§ **WHAT IS REQUIRED**
Search the material for the string "this" and copy each line where it occurs.

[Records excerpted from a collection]
☆ ☆ ☆ ☆
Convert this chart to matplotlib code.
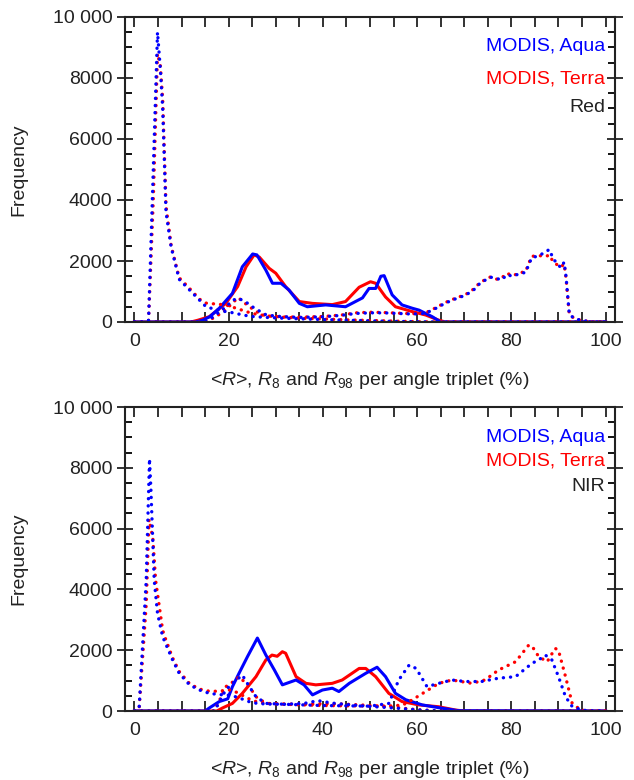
import numpy as np
import matplotlib.pyplot as plt
from matplotlib.ticker import MultipleLocator, FuncFormatter

plt.rcParams['font.family'] = ['Liberation Sans', 'DejaVu Sans']
plt.rcParams['mathtext.fontset'] = 'custom'
plt.rcParams['mathtext.rm'] = 'Liberation Sans'
plt.rcParams['mathtext.it'] = 'Liberation Sans:italic'

###############################################################################
# Data
###############################################################################

# ---- Red band (top panel) ----
red_mean_aqua_x = [0, 13, 14.5, 16, 18, 20.8, 22.9, 25.1, 26, 27.9, 29.3, 31.1, 32.8, 35, 36.7,
                   40.6, 44.8, 48.4, 49.8, 51.2, 52.3, 53, 54.7, 56.8, 59, 60.4, 63.2, 65, 100]
red_mean_aqua_y = [0, 0, 60, 175, 450, 940, 1810, 2230, 2200, 1700, 1270, 1270, 1050, 610, 500,
                   560, 500, 790, 1100, 1100, 1500, 1520, 890, 560, 450, 390, 175, 0, 0]
red_mean_terra_x = [0, 12, 13.5, 15.9, 19.4, 21.9, 23.7, 25.4, 26.5, 28.6, 30, 32.1, 35, 37.8,
                    42, 44.8, 47.7, 50.1, 51.2, 53.3, 55.4, 59, 61.8, 64.6, 66, 100]
red_mean_terra_y = [0, 0, 60, 175, 610, 1160, 1810, 2200, 2130, 1760, 1600, 1160, 670, 610,
                    570, 670, 1140, 1320, 1270, 820, 500, 340, 230, 60, 0, 0]

red_r8_aqua_x = [0, 2, 3, 4, 4.9, 5.5, 6, 6.7, 7.8, 9.5, 11.7, 13.8, 15.2, 17, 19, 21, 23, 25,
                 28, 32, 36, 40, 45, 50, 55, 60, 65, 100]
red_r8_aqua_y = [0, 0, 50, 5000, 9500, 8300, 7000, 3600, 2450, 1400, 1050, 720, 500, 420, 350,
                 300, 230, 180, 150, 120, 100, 80, 60, 40, 20, 10, 0, 0]
red_r8_terra_x = [0, 2, 3, 4, 4.9, 5.5, 6, 6.7, 7.8, 9.5, 11.7, 13.8, 15.2, 16.5, 19.4, 21, 23,
                  25, 28, 32, 36, 40, 45, 50, 55, 60, 65, 100]
red_r8_terra_y = [0, 0, 50, 4000, 8800, 8400, 7300, 3800, 2500, 1450, 1100, 750, 620, 600, 560,
                  480, 380, 280, 200, 150, 120, 100, 70, 50, 30, 10, 0, 0]

red_r98_aqua_x = [0, 15, 17, 19, 21, 22, 23.5, 25.5, 28, 31, 35, 40, 44, 47, 50, 53, 56, 59, 61.8,
                  64, 66, 68, 70.3, 72, 73.4, 75.6, 77, 78, 79, 80.3, 82, 83, 84.3, 85.7, 87.4,
                  88, 89, 90.5, 91.2, 91.6, 92.3, 93.5, 94.8, 97, 100]
red_r98_aqua_y = [0, 0, 200, 450, 720, 780, 670, 450, 230, 180, 150, 170, 220, 280, 300, 300, 280,
                  260, 285, 450, 620, 750, 880, 1050, 1280, 1470, 1420, 1380, 1550, 1500, 1600,
                  1620, 2100, 2170, 2300, 2380, 2050, 1780, 1960, 1500, 250, 100, 60, 0, 0]
red_r98_terra_x = [0, 15, 17, 19, 21, 22, 24.4, 26.5, 28, 31, 35, 40, 44, 47, 50, 53, 56, 59,
                   61.8, 64, 66, 68, 70.3, 72, 73.4, 75.6, 77, 78, 79, 80.3, 82, 83, 84.3, 85.7,
                   87.4, 88, 89, 90.5, 91.2, 91.6, 92.3, 93.5, 94.8, 97, 100]
red_r98_terra_y = [0, 0, 150, 350, 650, 800, 500, 285, 200, 170, 160, 180, 230, 300, 320, 310,
                   290, 270, 300, 470, 640, 770, 900, 1080, 1300, 1480, 1400, 1450, 1600, 1520,
                   1620, 1650, 2150, 2180, 2150, 2200, 1950, 1800, 1900, 1450, 250, 100, 60, 0, 0]

# ---- NIR band (bottom panel) ----
nir_mean_aqua_x = [0, 15, 15.9, 18, 19.8, 20.8, 22.2, 24, 26.1, 27.9, 29.7, 31.4, 34.3, 36, 37.8,
                   39.9, 42, 43.4, 45.6, 49.1, 51.5, 53.3, 55.4, 57.6, 61.1, 65.3, 68.8, 100]
nir_mean_aqua_y = [0, 0, 100, 310, 400, 800, 1240, 1790, 2400, 1840, 1350, 860, 1020, 860, 530,
                   690, 750, 640, 910, 1240, 1440, 1130, 580, 370, 200, 90, 10, 0]
nir_mean_terra_x = [0, 17.5, 18.7, 20.8, 22.9, 25.8, 27.9, 29.2, 30.3, 31.4, 32.1, 34.3, 36.4,
                    38.5, 42, 44.1, 47.7, 49.1, 51.2, 54, 56.8, 60.4, 64.6, 68.2, 70, 100]
nir_mean_terra_y = [0, 0, 100, 250, 580, 1130, 1680, 1840, 1800, 1950, 1900, 1130, 910, 860, 910,
                    1020, 1400, 1400, 1130, 580, 310, 200, 140, 30, 0, 0]

nir_r8_aqua_x = [0, 1, 2.5, 3.2, 3.5, 4.2, 4.9, 6, 8.1, 9.5, 11.7, 13.8, 15.9, 18, 20, 22, 24,
                 26, 28, 32, 36, 39, 42, 46, 50, 55, 60, 65, 100]
nir_r8_aqua_y = [0, 100, 4300, 8300, 7300, 4300, 3210, 2440, 1680, 1240, 860, 690, 580, 540, 520,
                 450, 320, 250, 230, 220, 250, 340, 260, 200, 150, 100, 40, 0, 0]
nir_r8_terra_x = [0, 1, 2.5, 3.1, 3.9, 4.5, 6, 6.7, 8.1, 9.5, 11.7, 13.8, 15.9, 18, 20, 22, 24,
                  26, 28, 32, 36, 40, 44, 48, 52, 56, 60, 65, 100]
nir_r8_terra_y = [0, 80, 3500, 6300, 5700, 4300, 2650, 2330, 1750, 1300, 900, 720, 650, 650, 700,
                  600, 420, 300, 250, 230, 220, 240, 230, 200, 160, 110, 40, 0, 0]

nir_r98_aqua_x = [0, 17, 19.4, 21.5, 22.9, 24.4, 25.8, 27.9, 32.1, 36, 40, 45, 50, 54, 56.1,
                  58.3, 59.8, 62.1, 64.6, 67.4, 70.2, 73.7, 77.3, 80.9, 84.4, 85.8, 87.2, 88.6,
                  90, 91.5, 92.9, 95, 97, 100]
nir_r98_aqua_y = [0, 0, 700, 1000, 1180, 800, 470, 250, 220, 200, 180, 170, 160, 250, 1020, 1510,
                  1400, 800, 910, 1020, 970, 970, 1080, 1130, 1570, 1680, 1840, 1680, 1130, 470,
                  150, 30, 0, 0]
nir_r98_terra_x = [0, 17, 19.4, 21.5, 22.2, 24.4, 25.8, 27.9, 32.1, 36, 40, 45, 50, 55, 57, 59,
                   61.8, 64.6, 67.4, 71.6, 74.4, 77.3, 80.9, 83.7, 84.4, 85.8, 87.6, 89.3, 90,
                   91.5, 92.9, 94.7, 97, 100]
nir_r98_terra_y = [0, 0, 800, 1020, 1130, 800, 470, 250, 220, 200, 180, 170, 160, 170, 200, 370,
                   640, 910, 1020, 910, 1020, 1350, 1620, 2170, 2130, 1790, 1620, 2060, 2000,
                   1130, 260, 30, 0, 0]

x_label = r'<$R$>, $R_8$ and $R_{98}$ per angle triplet (%)'
y_label = 'Frequency'
band_names = ['Red', 'NIR']
sat_names = ['MODIS, Aqua', 'MODIS, Terra']

###############################################################################
# Plot
###############################################################################

aqua_c = '#0000ff'
terra_c = '#ff0000'
dot = (0, (0.05, 2.1))
font_size = 14

fig = plt.figure(figsize=(6.34, 7.8), dpi=100)
ax1 = fig.add_axes([125/634, 1-322/780, 490/634, 305/780])
ax2 = fig.add_axes([125/634, 1-711/780, 490/634, 304/780])

panels = [
    (ax1, [(red_mean_terra_x, red_mean_terra_y, terra_c, '-'),
           (red_mean_aqua_x, red_mean_aqua_y, aqua_c, '-'),
           (red_r8_terra_x, red_r8_terra_y, terra_c, dot),
           (red_r98_terra_x, red_r98_terra_y, terra_c, dot),
           (red_r8_aqua_x, red_r8_aqua_y, aqua_c, dot),
           (red_r98_aqua_x, red_r98_aqua_y, aqua_c, dot)],
     band_names[0], [0.902, 0.797, 0.702]),
    (ax2, [(nir_mean_terra_x, nir_mean_terra_y, terra_c, '-'),
           (nir_mean_aqua_x, nir_mean_aqua_y, aqua_c, '-'),
           (nir_r8_terra_x, nir_r8_terra_y, terra_c, dot),
           (nir_r98_terra_x, nir_r98_terra_y, terra_c, dot),
           (nir_r8_aqua_x, nir_r8_aqua_y, aqua_c, dot),
           (nir_r98_aqua_x, nir_r98_aqua_y, aqua_c, dot)],
     band_names[1], [0.901, 0.822, 0.740]),
]

fmt = FuncFormatter(lambda v, p: '10 000' if v >= 10000 else '%d' % v)

for ax, series, band, ypos in panels:
    for x, y, c, ls in series:
        if ls == '-':
            ax.plot(x, y, color=c, lw=2.2, ls='-', solid_joinstyle='round')
        else:
            ax.plot(x, y, color=c, lw=2.4, ls=ls, dash_capstyle='round')
    ax.set_xlim(-2, 102)
    ax.set_ylim(0, 10000)
    ax.xaxis.set_major_locator(MultipleLocator(20))
    ax.xaxis.set_minor_locator(MultipleLocator(5))
    ax.yaxis.set_major_locator(MultipleLocator(2000))
    ax.yaxis.set_minor_locator(MultipleLocator(500))
    ax.yaxis.set_major_formatter(fmt)
    ax.tick_params(axis='x', which='both', direction='in', length=7, width=1.3,
                   top=True, labelsize=font_size, pad=8, colors='#222222')
    ax.tick_params(axis='y', which='major', direction='inout', length=12, width=1.3,
                   right=True, labelsize=font_size, pad=3, colors='#222222')
    ax.tick_params(axis='y', which='minor', direction='in', length=5, width=1.3, right=True)
    for s in ax.spines.values():
        s.set_linewidth(1.5)
        s.set_color('#222222')
    ax.set_xlabel(x_label, fontsize=font_size, labelpad=14, color='#222222')
    ax.set_ylabel(y_label, fontsize=font_size, labelpad=18, color='#222222')
    ax.text(0.98, ypos[0], sat_names[0], color=aqua_c, fontsize=font_size,
            ha='right', va='center', transform=ax.transAxes)
    ax.text(0.98, ypos[1], sat_names[1], color=terra_c, fontsize=font_size,
            ha='right', va='center', transform=ax.transAxes)
    ax.text(0.98, ypos[2], band, color='#222222', fontsize=font_size,
            ha='right', va='center', transform=ax.transAxes)

plt.savefig('out.png', dpi=100)
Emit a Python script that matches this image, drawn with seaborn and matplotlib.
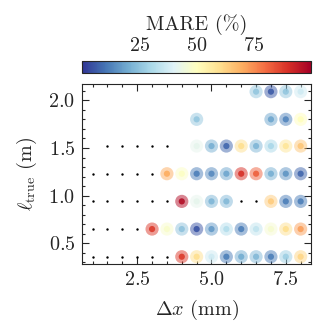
☆ ☆ ☆ ☆
§ **SOLUTION**
Convert this chart to matplotlib code.
Emit a Python script that matches this image, drawn with seaborn and matplotlib.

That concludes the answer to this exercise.